I took the clipboard back from her and continued cataloguing the severe injuries before me, all the while thinking I’d come a very long way from those days at university labelling dry bones on the page with technical terms like ‘tibia’ and ‘calcaneus’ and ‘spheno-occipital synchondrosis’. As I’d guessed, the lectures and the textbooks just don’t prepare you for the reality of the mortuary.
Four
Difficult and Decomposed Examinations: ‘Pulp Fiction’
Decline is also a form of voluptuousness. Autumn is just as sensual as springtime. There is as much greatness in dying as in procreation.
—Iwan Goll
The scent of decomposition is formulated of molecules so meaty and musky it almost becomes corporeal. It nudges the back of your throat with an insistent, demented sweetness which feels as though you’re being kissed far too deeply by a rotting tongue. But unlike TV programmes where rookie cops and jaded detectives alike shove menthol cream up their nostrils to mask the odour, APTs and pathologists have to learn to live with it. This is because all decomposing patients smell different, and in some of those dark olfactory rainbows there are clues as to how the deceased passed away – sometimes absolutely vital ones in a case where the organs have decayed into pulp and show no discernible pathologies. But in addition to this it’s simply better to surrender yourself to the odours because eventually the brain stops receiving strong olfactory signals (like when you’re convinced you can’t smell the perfume you applied earlier but everyone else definitely can) and the smell becomes bearable, even comfortable.
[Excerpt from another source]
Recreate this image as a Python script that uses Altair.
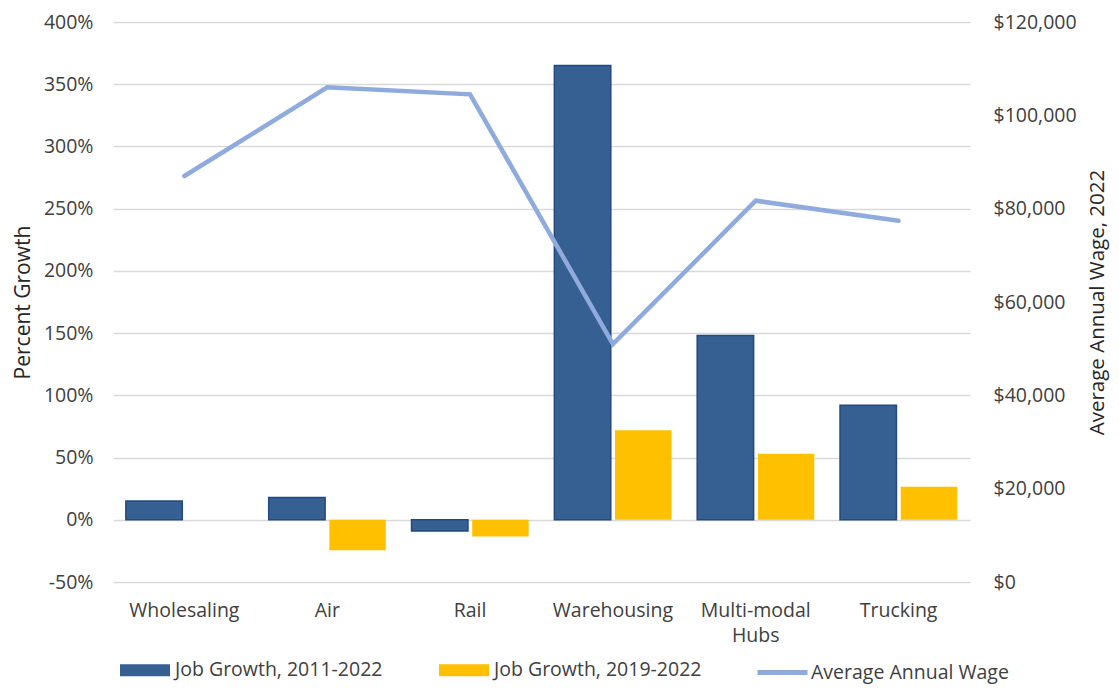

I mentioned that, for the most part, unzipping the new body bags in the morning was a fairly positive experience for APTs who welcomed the opportunity to use their skills on a diverse range of cases. But there is something an APT may dread and it’s not the distinctive and lovely powdery smell of Keypers, it’s that ominous, cloying scent of a decaying corpse. It’s implied as soon as you walk into the mortuary in the morning and get a whiff of the unmistakable odour, and it’s confirmed when the deceased is pulled out of the fridge in a black body bag. A dramatic orchestral ‘dun-dun-duuun’ may as well erupt, followed by a cymbal crash and a lightning flash. The dreaded black body bags were much more hard-wearing than the thinner white bags, so among other things they were mainly used for what we called ‘decomps’ for short. If a black bag wasn’t available then the deceased was double-bagged in the ordinary white ones – sometimes even triple-bagged – which was just as ominous for the APT. When staff opened the bag’s zip to reveal yet more white plastic and another zip, it was like a game of pass the parcel they didn’t want to play.